Two men were indicted Wednesday on federal charges in the deaths of 53 migrants who died after the tractor-trailer they were in was found abandoned in San Antonio last month, federal prosecutors said.
Homero Zamorano Jr., 46, and Christian Martinez, 28, had previously been charged, but a federal grand jury on Wednesday returned indictments against both that could result in life in prison or the death penalty, the U.S. Attorney’s Office for the Western District of Texas said.
The June 27 incident is believed to be the deadliest human smuggling cases in modern U.S. history.
Fifty adults and three children died after the vehicle was found in San Antonio, officials have said.
Zamorano, of Pasadena, Texas, and Martinez, of Palestine, Texas, were indicted on charges of conspiracy to transport illegal aliens resulting in death, transportation of illegal aliens resulting in death, and other counts, the U.S. attorney’s office said.
Those two counts carry up to life in prison or the death penalty, prosecutors said.
Attorneys representing both men did not immediately return requests for comment Wednesday.
Zamorano matched the description and was wearing the same clothes as the driver of the vehicle, seen in surveillance video at an immigration checkpoint, prosecutors have said.
He was allegedly seen hiding in brush and was arrested by San Antonio police who responded to the truck, according to court documents.
Martinez’ phone showed he communicated with Zamorano, asking where he was, and a confidential informant allegedly told investigators that Martinez admitted being involved and that he identified the driver as “Homer,” according to a criminal complaint.
According to the criminal complaint, Martinez “said the driver was unaware the air conditioning unit stopped working and was the reason why the individuals died.”
The truck was found in an undeveloped area of southwest San Antonio near railroad tracks.
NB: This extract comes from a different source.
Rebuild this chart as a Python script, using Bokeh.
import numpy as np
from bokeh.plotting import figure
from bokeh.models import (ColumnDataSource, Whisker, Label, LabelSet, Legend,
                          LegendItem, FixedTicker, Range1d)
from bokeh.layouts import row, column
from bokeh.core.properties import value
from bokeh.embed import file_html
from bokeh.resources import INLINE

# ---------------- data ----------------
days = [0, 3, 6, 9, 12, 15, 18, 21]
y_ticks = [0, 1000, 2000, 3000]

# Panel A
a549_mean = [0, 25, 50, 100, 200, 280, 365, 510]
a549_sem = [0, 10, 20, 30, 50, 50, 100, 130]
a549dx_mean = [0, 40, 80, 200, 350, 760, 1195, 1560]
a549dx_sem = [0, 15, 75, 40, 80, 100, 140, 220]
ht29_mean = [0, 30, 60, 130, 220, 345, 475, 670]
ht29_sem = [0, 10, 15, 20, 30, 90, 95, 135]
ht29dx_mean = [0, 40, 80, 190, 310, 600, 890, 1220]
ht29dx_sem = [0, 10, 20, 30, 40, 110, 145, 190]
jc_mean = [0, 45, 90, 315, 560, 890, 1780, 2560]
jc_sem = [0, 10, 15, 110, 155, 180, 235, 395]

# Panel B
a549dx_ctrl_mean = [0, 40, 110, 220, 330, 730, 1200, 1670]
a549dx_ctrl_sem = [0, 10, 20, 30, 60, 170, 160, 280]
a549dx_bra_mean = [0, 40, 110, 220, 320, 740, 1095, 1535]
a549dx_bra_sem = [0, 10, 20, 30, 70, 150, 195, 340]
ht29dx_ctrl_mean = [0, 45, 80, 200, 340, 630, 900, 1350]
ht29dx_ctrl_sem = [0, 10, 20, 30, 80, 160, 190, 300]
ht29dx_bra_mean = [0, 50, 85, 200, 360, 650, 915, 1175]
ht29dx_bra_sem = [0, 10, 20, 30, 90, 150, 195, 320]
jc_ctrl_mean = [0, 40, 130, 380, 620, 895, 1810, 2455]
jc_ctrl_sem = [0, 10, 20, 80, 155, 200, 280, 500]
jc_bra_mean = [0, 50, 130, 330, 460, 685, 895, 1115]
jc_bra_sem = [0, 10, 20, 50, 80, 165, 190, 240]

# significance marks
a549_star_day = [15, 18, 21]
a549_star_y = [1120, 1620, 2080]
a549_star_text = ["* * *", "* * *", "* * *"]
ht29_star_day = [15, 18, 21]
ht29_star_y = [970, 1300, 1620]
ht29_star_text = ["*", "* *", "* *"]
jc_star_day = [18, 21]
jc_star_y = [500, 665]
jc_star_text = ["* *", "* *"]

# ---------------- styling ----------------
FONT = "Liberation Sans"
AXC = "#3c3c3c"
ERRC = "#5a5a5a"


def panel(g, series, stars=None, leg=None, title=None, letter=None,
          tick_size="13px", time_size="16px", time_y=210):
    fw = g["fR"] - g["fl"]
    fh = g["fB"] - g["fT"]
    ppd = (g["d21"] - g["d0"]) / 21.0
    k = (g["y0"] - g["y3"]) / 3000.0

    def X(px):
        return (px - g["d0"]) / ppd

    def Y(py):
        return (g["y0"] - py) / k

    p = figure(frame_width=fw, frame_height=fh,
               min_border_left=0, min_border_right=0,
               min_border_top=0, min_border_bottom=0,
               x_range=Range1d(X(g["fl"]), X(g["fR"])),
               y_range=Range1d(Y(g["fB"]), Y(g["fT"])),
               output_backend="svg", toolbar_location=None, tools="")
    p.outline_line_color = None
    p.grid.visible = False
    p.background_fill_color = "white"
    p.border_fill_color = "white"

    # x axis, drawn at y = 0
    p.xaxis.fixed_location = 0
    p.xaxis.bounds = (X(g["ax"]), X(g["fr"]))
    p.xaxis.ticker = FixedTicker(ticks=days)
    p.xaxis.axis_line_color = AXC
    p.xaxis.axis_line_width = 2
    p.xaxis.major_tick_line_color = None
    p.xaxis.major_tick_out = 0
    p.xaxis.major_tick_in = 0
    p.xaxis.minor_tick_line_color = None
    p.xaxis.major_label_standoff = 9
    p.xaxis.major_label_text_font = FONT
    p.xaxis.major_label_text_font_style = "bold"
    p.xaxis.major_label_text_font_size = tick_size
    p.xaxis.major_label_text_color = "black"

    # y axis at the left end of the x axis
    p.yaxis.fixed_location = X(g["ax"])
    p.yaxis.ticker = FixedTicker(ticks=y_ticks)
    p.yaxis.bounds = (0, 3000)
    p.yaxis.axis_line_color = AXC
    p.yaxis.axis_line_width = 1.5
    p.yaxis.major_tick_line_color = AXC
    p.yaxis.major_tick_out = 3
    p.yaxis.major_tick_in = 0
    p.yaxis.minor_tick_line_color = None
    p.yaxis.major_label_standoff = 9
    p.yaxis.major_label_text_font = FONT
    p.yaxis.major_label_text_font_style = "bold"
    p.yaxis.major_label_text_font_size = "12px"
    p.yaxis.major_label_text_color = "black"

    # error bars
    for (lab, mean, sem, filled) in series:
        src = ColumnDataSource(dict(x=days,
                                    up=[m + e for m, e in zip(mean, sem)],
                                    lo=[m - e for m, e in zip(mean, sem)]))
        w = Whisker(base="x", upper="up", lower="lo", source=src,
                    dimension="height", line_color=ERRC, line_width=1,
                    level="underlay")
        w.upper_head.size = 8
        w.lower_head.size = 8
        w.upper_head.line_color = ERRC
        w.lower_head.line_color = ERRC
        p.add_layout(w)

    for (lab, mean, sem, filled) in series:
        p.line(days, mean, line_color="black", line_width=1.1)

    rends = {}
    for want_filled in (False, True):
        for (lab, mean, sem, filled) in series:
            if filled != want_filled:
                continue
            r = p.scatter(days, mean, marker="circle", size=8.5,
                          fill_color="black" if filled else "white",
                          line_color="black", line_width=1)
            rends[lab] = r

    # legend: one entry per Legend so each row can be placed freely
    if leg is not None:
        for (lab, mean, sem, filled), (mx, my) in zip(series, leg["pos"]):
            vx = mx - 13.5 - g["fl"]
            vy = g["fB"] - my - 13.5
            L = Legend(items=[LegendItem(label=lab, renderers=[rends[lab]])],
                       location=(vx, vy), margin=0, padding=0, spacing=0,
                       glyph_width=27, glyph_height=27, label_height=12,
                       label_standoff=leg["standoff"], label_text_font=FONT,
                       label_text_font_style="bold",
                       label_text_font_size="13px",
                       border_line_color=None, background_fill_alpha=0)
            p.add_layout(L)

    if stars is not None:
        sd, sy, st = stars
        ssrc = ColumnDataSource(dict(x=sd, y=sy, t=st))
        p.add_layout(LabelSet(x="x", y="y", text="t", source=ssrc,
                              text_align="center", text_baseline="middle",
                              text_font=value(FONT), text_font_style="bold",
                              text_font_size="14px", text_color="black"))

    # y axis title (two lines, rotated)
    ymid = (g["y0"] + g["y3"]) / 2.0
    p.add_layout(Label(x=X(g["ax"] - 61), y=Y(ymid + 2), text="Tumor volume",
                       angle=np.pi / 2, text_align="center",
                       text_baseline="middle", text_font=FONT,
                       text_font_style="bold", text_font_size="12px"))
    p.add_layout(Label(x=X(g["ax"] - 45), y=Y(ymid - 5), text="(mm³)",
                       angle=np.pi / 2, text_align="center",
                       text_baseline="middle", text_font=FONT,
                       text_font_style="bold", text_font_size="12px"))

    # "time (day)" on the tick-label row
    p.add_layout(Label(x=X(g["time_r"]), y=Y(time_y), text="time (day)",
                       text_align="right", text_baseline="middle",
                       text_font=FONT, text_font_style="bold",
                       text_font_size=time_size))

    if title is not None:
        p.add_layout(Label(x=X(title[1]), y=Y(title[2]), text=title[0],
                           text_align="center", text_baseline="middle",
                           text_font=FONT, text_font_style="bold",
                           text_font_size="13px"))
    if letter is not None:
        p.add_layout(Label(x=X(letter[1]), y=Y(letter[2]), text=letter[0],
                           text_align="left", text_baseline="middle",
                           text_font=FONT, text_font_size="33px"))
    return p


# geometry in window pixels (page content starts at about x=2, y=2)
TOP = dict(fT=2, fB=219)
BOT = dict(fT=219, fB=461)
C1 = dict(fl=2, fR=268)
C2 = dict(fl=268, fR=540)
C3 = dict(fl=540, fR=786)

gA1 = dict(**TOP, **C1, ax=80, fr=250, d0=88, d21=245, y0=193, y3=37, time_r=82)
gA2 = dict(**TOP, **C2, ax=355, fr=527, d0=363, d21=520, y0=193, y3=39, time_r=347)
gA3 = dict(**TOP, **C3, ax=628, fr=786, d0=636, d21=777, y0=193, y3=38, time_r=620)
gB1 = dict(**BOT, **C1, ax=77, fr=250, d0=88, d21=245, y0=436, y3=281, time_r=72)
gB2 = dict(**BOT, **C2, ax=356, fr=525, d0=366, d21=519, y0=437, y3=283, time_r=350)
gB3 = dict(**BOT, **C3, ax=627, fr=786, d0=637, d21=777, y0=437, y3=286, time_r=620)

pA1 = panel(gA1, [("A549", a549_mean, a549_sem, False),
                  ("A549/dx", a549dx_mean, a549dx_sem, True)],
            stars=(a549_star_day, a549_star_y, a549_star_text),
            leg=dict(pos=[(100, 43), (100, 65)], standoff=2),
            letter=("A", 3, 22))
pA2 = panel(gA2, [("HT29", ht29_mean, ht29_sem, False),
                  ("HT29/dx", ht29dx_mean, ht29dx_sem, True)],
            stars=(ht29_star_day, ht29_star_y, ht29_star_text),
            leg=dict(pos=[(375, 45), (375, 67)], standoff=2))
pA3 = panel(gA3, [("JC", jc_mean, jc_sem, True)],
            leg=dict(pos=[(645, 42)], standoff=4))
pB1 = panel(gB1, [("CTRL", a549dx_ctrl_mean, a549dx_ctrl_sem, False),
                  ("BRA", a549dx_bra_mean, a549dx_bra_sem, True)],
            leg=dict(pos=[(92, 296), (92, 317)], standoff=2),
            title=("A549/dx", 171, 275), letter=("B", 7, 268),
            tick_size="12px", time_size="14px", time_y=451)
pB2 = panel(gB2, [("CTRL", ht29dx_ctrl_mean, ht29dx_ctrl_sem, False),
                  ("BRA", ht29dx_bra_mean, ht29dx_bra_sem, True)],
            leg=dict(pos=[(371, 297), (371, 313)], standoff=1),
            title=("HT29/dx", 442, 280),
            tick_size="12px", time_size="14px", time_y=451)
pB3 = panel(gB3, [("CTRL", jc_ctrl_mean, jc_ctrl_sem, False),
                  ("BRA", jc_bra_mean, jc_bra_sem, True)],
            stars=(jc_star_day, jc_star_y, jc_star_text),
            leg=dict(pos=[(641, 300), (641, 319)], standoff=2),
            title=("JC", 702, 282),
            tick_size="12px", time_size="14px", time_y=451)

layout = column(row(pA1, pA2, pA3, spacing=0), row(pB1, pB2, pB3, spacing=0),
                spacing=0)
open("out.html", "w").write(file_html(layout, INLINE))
A person who works in the area reported hearing a cry for help and spotted at least one body, officials have said.
Police and fire officials described arriving to find bodies inside the tractor-trailer, and patients who were hot to the touch.
In addition to the charges related to the deaths, both men were also indicted on one count each of conspiracy and transportation of illegal aliens resulting in serious bodily injury and placing lives in jeopardy, prosecutors said. Those counts can carry up to 20 years in prison each.
Two other men arrested in connection with the investigation into the smuggling incident were indicted on weapons charges Wednesday, prosecutors said.
Juan Francisco D’Luna-Bilbao and Juan Claudio D’Luna-Mendez are charged with one count each of possession of a firearm while unlawfully present in the United States, the U.S. attorney’s office said.
They are Mexican citizens who said they overstayed their visas, according to a criminal complaint previously filed against them.
The men were taken into custody in separate traffic stops after they left the San Antonio home listed on the registration for the tractor-trailer, the U.S. attorney’s office said.
A handgun was found in the truck D’Luna-Bilbao was driving, and other guns were found at that home, according to court documents.
Neither is charged in the human smuggling. The firearms charge carries a maximum sentence of 10 years in prison, the U.S. attorney’s office said.
Most of those who died were from Mexico and Guatemala. Of the 53, 26 were citizens of Mexico, 21 were citizens of Guatemala, and six were citizens of Honduras, the Bexar County Medical Examiner’s Office said.
Their ages ranged from 13 to 55. Ten other adults and one child were injured, officials said.
In a 2003 case in Texas, 19 people died after being left inside an airtight truck-trailer, in what was then called the nation’s deadliest smuggling attempt.
Seventeen of the more than 70 people inside died before the abandoned truck was discovered, and two more people died later. The truck driver was sentenced to life in prison.